Dans la première espèce d’eudiomètre, la combinaison de l’air nitreux & de l’air atmosphérique, produit, dans le vaisseau où on l’opère, une diminution de volume des deux airs que l’on estime par le moyen d’une échelle ; & plus l’air atmosphérique, que l’on mêle avec l’air nitreux est pur, moins il contient d’air fixe, & plus la chaleur du mélange est grande, plus les vapeurs sont épaisses, & plus la quantité respective des deux fluides diminue ; au contraire, si l’air est très-vicié, très-chargé d’air fixe, moins il se produira de chaleur, de vapeurs & de diminution.
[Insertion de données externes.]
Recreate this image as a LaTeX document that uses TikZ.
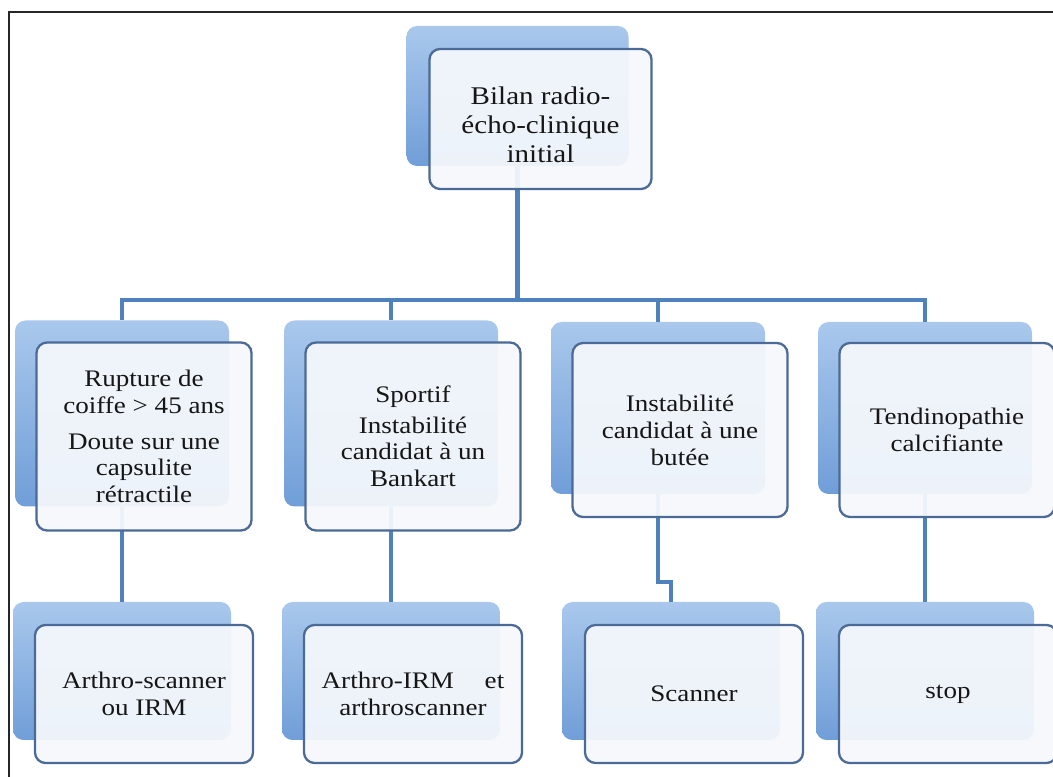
\documentclass[tikz,border=0pt]{standalone}
\usepackage{fontspec}
\setmainfont{Liberation Serif}[FakeStretch=1.14]
\definecolor{boxtop}{RGB}{169, 200, 236}
\definecolor{boxbot}{RGB}{112, 158, 216}
\definecolor{cardline}{RGB}{76, 106, 152}
\definecolor{cardfill}{RGB}{245, 248, 252}
\definecolor{linkblue}{RGB}{79, 129, 189}
\definecolor{txt}{RGB}{22, 22, 22}

\begin{document}
\begin{tikzpicture}[
        back/.style={rounded corners=6pt, top color=boxtop, bottom color=boxbot, minimum width=4.36cm, minimum height=2.76cm},
        card/.style={draw=cardline, line width=1.3pt, rounded corners=6pt, fill=cardfill, fill opacity=0.94, text opacity=1, text=txt, align=center, inner sep=2pt, minimum width=4.36cm, minimum height=2.76cm, font=\fontsize{13.5}{15.3}\selectfont},
        link/.style={draw=linkblue, line width=2.3pt},
        frame/.style={draw=black!85, line width=0.9pt}
    ]
        \clip (0,0) rectangle (21.06,15.52);
        \draw[frame] (0.18,-1) rectangle (22,15.28);

        % shaded back plates
        \node[back, minimum width=4.44cm, minimum height=2.8cm] (bilan) at (10.35,13.6) {};
        \node[back, minimum width=4.28cm, minimum height=3.72cm] (rupture) at (2.44,7.25) {};
        \node[back, minimum width=4.28cm, minimum height=3.72cm] (sportif) at (7.82,7.25) {};
        \node[back, minimum width=4.28cm, minimum height=3.44cm] (butee) at (13.16,7.36) {};
        \node[back, minimum width=4.28cm, minimum height=3.44cm] (calcif) at (18.5,7.36) {};
        \node[back] (arthroscan) at (2.44,2.1) {};
        \node[back] (arthroirm) at (7.82,2.1) {};
        \node[back] (scanner) at (13.42,2.1) {};
        \node[back] (stop) at (18.5,2.1) {};

        % connectors
        \draw[link] (bilan.south) -- ++(0,-2.68) coordinate (bus);
        \draw[link] (rupture.north) |- (bus) -| (calcif.north);
        \draw[link] (sportif.north) -- (sportif.north |- bus);
        \draw[link] (butee.north) -- (butee.north |- bus);
        \draw[link] (rupture.south) -- (arthroscan.north);
        \draw[link] (sportif.south) -- (arthroirm.north);
        \draw[link] (butee.south) -- (butee.south |- 0,3.88) -| (scanner.north);
        \draw[link] (calcif.south) -- (stop.north);

        % text cards
        \node[card, minimum width=4.44cm, minimum height=2.8cm, font=\fontsize{14.5}{16.5}\selectfont] (fbilan) at ([shift={(0.46,-0.46)}]bilan) {\rule{0pt}{17pt}Bilan radio-\\écho-clinique\\initial};
        \node[card, minimum width=4.3cm, minimum height=3.76cm] (frupture) at ([shift={(0.44,-0.46)}]rupture) {Rupture de\\coiffe > 45 ans\\[5pt]Doute sur une\\capsulite\\rétractile};
        \node[card, minimum width=4.3cm, minimum height=3.76cm] (fsportif) at ([shift={(0.44,-0.46)}]sportif) {Sportif\\[2pt]Instabilité\\candidat à un\\Bankart};
        \node[card, minimum width=4.3cm, minimum height=3.48cm] (fbutee) at ([shift={(0.44,-0.44)}]butee) {Instabilité\\candidat à une\\butée};
        \node[card, minimum width=4.3cm, minimum height=3.48cm] (fcalcif) at ([shift={(0.44,-0.44)}]calcif) {Tendinopathie\\calcifiante};
        \node[card] (farthroscan) at ([shift={(0.44,-0.46)}]arthroscan) {Arthro-scanner\\ou IRM};
        \node[card] (farthroirm) at ([shift={(0.44,-0.46)}]arthroirm) {Arthro-IRM\hspace{1.3em}et\\arthroscanner};
        \node[card] (fscanner) at ([shift={(0.46,-0.46)}]scanner) {Scanner};
        \node[card] (fstop) at ([shift={(0.46,-0.46)}]stop) {stop};
    \end{tikzpicture}
\end{document}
Dans la seconde espèce d’eudiomètre, on substitue l’air inflammable à l’air nitreux, on le mêle avec de l’air atmosphérique, & on l’enflamme par le moyen d’une étincelle étectrique. Plus l’air atmosphérique est pur, plus il contient d’air déphlogistiqué, & plus aussi l’inflammation est vive, la combustion de l’air inflammable est complète, & la quantité de cet air, & de l’air déphlogistiqué brûlé, diminuée ; au contraire, si l’air atmosphérique contient beaucoup d’air fixe, les résultats feront moindres, mais toujours en proportion avec l’état de l’air essayé.

C’est à M. Landriani que l’on doit l’invention de l’eudiomètre de la première espèce ; on l’a beaucoup varié ; mais malgré tous les changemens qu’il a subis entre les mains des plus habiles physiciens, il est moins sûr & moins commode que celui de la seconde espèce, qui a été imaginé par le Chevalier de Volta. Il est plus facile d’avoir toujours de l’air inflammable de nature égale, & il ne l’est pas pour l’air nitreux ; cela seul suffit pour faire préférer un instrument dont tout le mérite consiste dans l’exactitude uniforme, sans laquelle on ne peut établir aucune comparaison entre des airs pris dans différens endroits.

Nous donnerions ici les détails de la construction de ces instrumens, & leurs dessins comme nous le faisons pour le baromètre & le thermomètre, si la difficulté de les construire ou de les raccommoder, n’exigeoit pas un artiste consommé, & un physicien instruit. Comme il est très-rare de trouver à la campagne une personne qui réunisse ces deux qualités, nous croyons plus simple d’engager ceux qui voudroient s’en procurer, de les faire venir directement de Paris, plutôt que de vouloir les faire eux-mêmes ; ils seront plus sûrs d’avoir des instrumens exacts, & sur les résultats desquels ils pourront compter. M. M.